What Is a Bought Deal?
A bought deal is a securities offering in which an investment bank commits to buy the entire offering from the client company. A bought deal eliminates the issuing company’s financing risk, ensuring that it will raise the intended amount. However, the client firm will likely get a lower price by taking this approach instead of pricing it via the public markets with a preliminary prospectus filing.
- A bought deal occurs when an investment bank has agreed to purchase an entire issue from the issuer, and then resell it after.
- A bought deal usually favors the issuing company in the sense that there is no risk to the financing—the company will get the money it needs.
- The investment bank takes on extra risk in carrying out a bought deal because it must be able to sell the securities—ideally for a profit.
- Bought deals essentially put the investment bank long the company stock while also tying up capital. In return for taking on this risk, the investment bank usually gets the securities at a discount to the projected market value.
Understanding Bought Deals
A bought deal is relatively risky for the investment bank. This is because the investment bank must turn around and try to sell the acquired block of securities to other investors for a profit. The investment bank assumes the risk of a potential net loss in this scenario, either that the securities will sell at a lower price after losing value, or that they will not sell at all.

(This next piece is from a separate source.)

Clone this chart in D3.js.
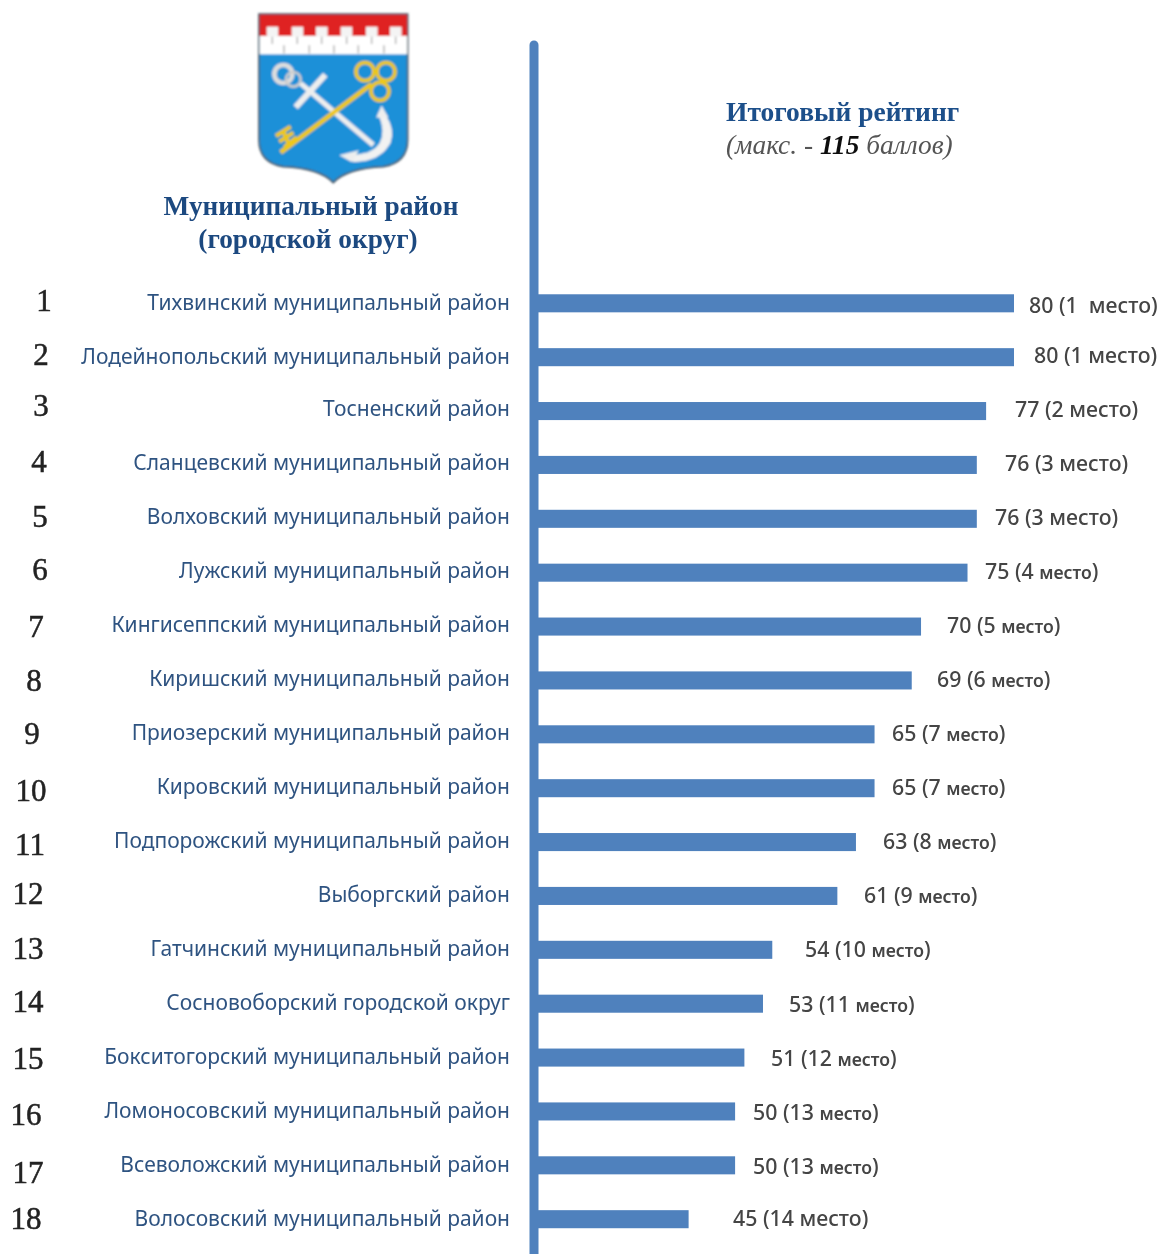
<!DOCTYPE html>
<html><head><meta charset="utf-8">
<script src="https://cdn.jsdelivr.net/npm/d3@7"></script>
<style>html,body{margin:0;padding:0;background:#fff;overflow:hidden}svg{display:block}text{white-space:pre}</style>
</head><body><svg id="c" width="1162" height="1254"></svg>
<script>
// data
const districts=["Тихвинский муниципальный район","Лодейнопольский муниципальный район","Тосненский район","Сланцевский муниципальный район","Волховский муниципальный район","Лужский муниципальный район","Кингисеппский муниципальный район","Киришский муниципальный район","Приозерский муниципальный район","Кировский муниципальный район","Подпорожский муниципальный район","Выборгский район","Гатчинский муниципальный район","Сосновоборский городской округ","Бокситогорский муниципальный район","Ломоносовский муниципальный район","Всеволожский муниципальный район","Волосовский муниципальный район"];
const scores=[80,80,77,76,76,75,70,69,65,65,63,61,54,53,51,50,50,45];
const places=[1,1,2,3,3,4,5,6,7,7,8,9,10,11,12,13,13,14];
const ranks=d3.range(1,19);
// layout of the hand-placed labels in the source picture
const rankX=[44,41,41,39,40,40,36,34,32,31,30,28,28,28,28,26,28,26];
const rankY=[301,355,406,462,517,570,627,681,734,791,845,894,949,1002,1059,1115,1173,1219];
const nameY=[303,357,409,463,517,571,625,679,733,787,841,895,949,1003,1057,1111,1165,1219];
const valX=[1029,1034,1015,1005,995,985,947,937,892,892,883,864,805,789,771,753,753,733];
const valY=[306,356,410,464,518,572,626,680,734,788,842,896,950,1005,1059,1113,1167,1219];
const smallWord=[0,0,0,0,0,1,1,1,1,1,1,1,1,1,1,1,1,0];

const svg=d3.select("#c");
const x=d3.scaleLinear().domain([28.8,80]).range([538,1014]);
const y=d3.scaleBand().domain(d3.range(18)).range([276.5,1246]).paddingInner(0.665).paddingOuter(0.33);
const blue="#4f81bd",sans="'Noto Sans',sans-serif",serif="'Liberation Serif',serif";
const defs=svg.append("defs");
defs.append("filter").attr("id","soft").append("feGaussianBlur").attr("stdDeviation",0.5);
defs.append("filter").attr("id","soft2").append("feGaussianBlur").attr("stdDeviation",2.4);

// emblem (drawn in a 3x grid)
const e=svg.append("g").attr("transform","scale(0.3333) translate(720,0)").attr("filter","url(#soft2)");
const shield="M57,42H503V420Q503,488 430,500Q320,505 280,548Q240,505 130,500Q57,488 57,420Z";
e.append("path").attr("d",shield).attr("fill","#1e90d8").attr("stroke","#4a5a66").attr("stroke-width",5);
e.append("rect").attr("x",59).attr("y",44).attr("width",442).attr("height",64).attr("fill","#df2020");
e.append("rect").attr("x",59).attr("y",108).attr("width",442).attr("height",55).attr("fill","#fff");
[80,155,228,302,378,450].forEach(m=>e.append("rect").attr("x",m).attr("y",80).attr("width",35).attr("height",30).attr("fill","#f4f4f4"));
const bricks=e.append("g").attr("stroke","#aaa").attr("stroke-width",4);
[97,172,245,320,395,467].forEach(m=>bricks.append("line").attr("x1",m).attr("x2",m).attr("y1",110).attr("y2",132));
[132,208,282,355,432].forEach(m=>bricks.append("line").attr("x1",m).attr("x2",m).attr("y1",136).attr("y2",160));
// anchor
const w=e.append("g").attr("fill","none").attr("stroke","#eee");
w.append("circle").attr("cx",130).attr("cy",222).attr("r",27).attr("stroke","#ddd").attr("stroke-width",14);
w.append("circle").attr("cx",160).attr("cy",238).attr("r",22).attr("stroke","#ccc").attr("stroke-width",8);
w.append("line").attr("x1",167).attr("y1",322).attr("x2",256).attr("y2",224).attr("stroke-width",18);
w.append("path").attr("d","M182,250L400,435").attr("stroke-width",15);
w.append("path").attr("d","M415,340Q440,395 420,430Q395,470 320,465L340,485Q420,485 450,430Q465,385 435,345Z").attr("fill","#f2f2f2").attr("stroke-width",3);
w.append("path").attr("d","M300,466L355,452L335,485Z").attr("fill","#eee").attr("stroke-width",2);
w.append("path").attr("d","M410,352L425,318L444,352Z").attr("fill","#eee").attr("stroke-width",2);
// key
const k=e.append("g").attr("fill","none").attr("stroke","#eec81a");
k.append("line").attr("x1",122).attr("y1",457).attr("x2",395).attr("y2",252).attr("stroke-width",14);
k.append("circle").attr("cx",375).attr("cy",215).attr("r",27).attr("stroke-width",11);
k.append("circle").attr("cx",438).attr("cy",215).attr("r",27).attr("stroke-width",11);
k.append("circle").attr("cx",420).attr("cy",274).attr("r",27).attr("stroke-width",11);
k.append("path").attr("d","M108,408L152,380M118,425L160,398M133,442L170,412M128,390L150,440").attr("stroke-width",12);

// headings
const head=svg.append("g").attr("filter","url(#soft)").attr("font-family",serif);
const h1=[["Муниципальный район",311,215],["(городской округ)",308,248]];
head.selectAll(".h1").data(h1).join("text").attr("class","h1").attr("x",d=>d[1]).attr("y",d=>d[2]).attr("text-anchor","middle").attr("font-size",27.3).attr("font-weight",700).attr("fill","#1f4a80").text(d=>d[0]);
head.append("text").attr("x",726).attr("y",121).attr("font-size",27.5).attr("font-weight",700).attr("fill","#1f4f8a").text("Итоговый рейтинг");
const sub=head.append("text").attr("x",726).attr("y",154).attr("font-size",27.4).attr("font-style","italic").attr("fill","#555");
sub.append("tspan").text("(макс. - ");
sub.append("tspan").attr("font-weight",700).attr("fill","#111").text("115");
sub.append("tspan").text(" баллов)");

// axis line
svg.append("line").attr("x1",534).attr("x2",534).attr("y1",45).attr("y2",1254).attr("stroke",blue).attr("stroke-width",9).attr("stroke-linecap","round");
// bars
svg.selectAll(".bar").data(scores).join("rect").attr("class","bar").attr("x",x.range()[0]).attr("y",(d,i)=>y(i)).attr("height",y.bandwidth()).attr("width",d=>x(d)-x.range()[0]).attr("fill",blue);

const t=svg.append("g").attr("filter","url(#soft)");
t.selectAll(".rk").data(ranks).join("text").attr("class","rk").attr("x",(d,i)=>rankX[i]).attr("y",(d,i)=>rankY[i]).attr("dy","0.33em").attr("text-anchor","middle").attr("font-family",serif).attr("font-size",31).attr("fill","#222").attr("stroke","#222").attr("stroke-width",0.5).text(d=>d);
t.selectAll(".nm").data(districts).join("text").attr("class","nm").attr("x",510).attr("y",(d,i)=>nameY[i]).attr("dy","0.35em").attr("text-anchor","end").attr("font-family",sans).attr("font-size",21).attr("fill","#2f5381").text(d=>d);
const v=t.selectAll(".vl").data(scores).join("text").attr("class","vl").attr("x",(d,i)=>valX[i]).attr("y",(d,i)=>valY[i]).attr("dy","0.35em").attr("font-family",sans).attr("font-size",21.3).attr("font-weight",500).attr("fill","#444");
v.append("tspan").text((d,i)=>`${d} (${places[i]}${i===0?"  ":" "}`);
v.append("tspan").attr("font-size",(d,i)=>smallWord[i]?17.6:21.3).attr("font-weight",(d,i)=>smallWord[i]?600:500).text("место");
v.append("tspan").text(")");
</script></body></html>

To offset this risk, the investment bank often negotiates a significant discount when buying the offering from the issuing client. If the deal is large, an investment bank may team up with other banks and form a syndicate so that each firm bears only a portion of the risk.
Bought Deals and Other Forms of Initial Public Offerings
Several kinds of initial public offerings (IPOs) exist, two of which are similar to bought deals in that they can result in a fully subscribed IPO. Moreover, a bought deal can employ these as a method of reselling the securities as well. The two major categories include fixed price and book building IPOs. A company can employ these types separately or combined.
In a fixed price offering, the company going public (issuing company) determines a set price, at which it will offer its shares to investors. In this scenario, investors know the share price before the company goes public. Investors must pay the full share price when applying for participation in the offering.
In book building, an underwriter will attempt to determine a price at which to offer the issue. The underwriter will base this price point on demand from institutional investors. As an underwriter builds their book, they accept orders from fund managers. Fund managers will indicate the number of shares they desire and the price they are willing to pay.
The Role of the Underwriter in Bought Deals
In all forms of IPOs, including bought deals, the underwriters and/or a syndicate of underwriters will facilitate some or all of the following:
- The formation of an external IPO team, consisting of an underwriter(s), lawyers, certified public accountants (CPAs), and Securities and Exchange Commission (SEC) experts
- The compilation of detailed company information, including financial performance and expected future operations
- The submission of financial statements for official audit
In most forms of IPOs, except that of a bought deal, underwriters will support the compilation and filing of a preliminary prospectus with the SEC prior to setting the offering date. In a bought deal, the issue is purchased by the underwriter before the preliminary prospectus is filed. Again, this leaves the underwriters with capital tied up in a stock they need to unload—ideally for a profit.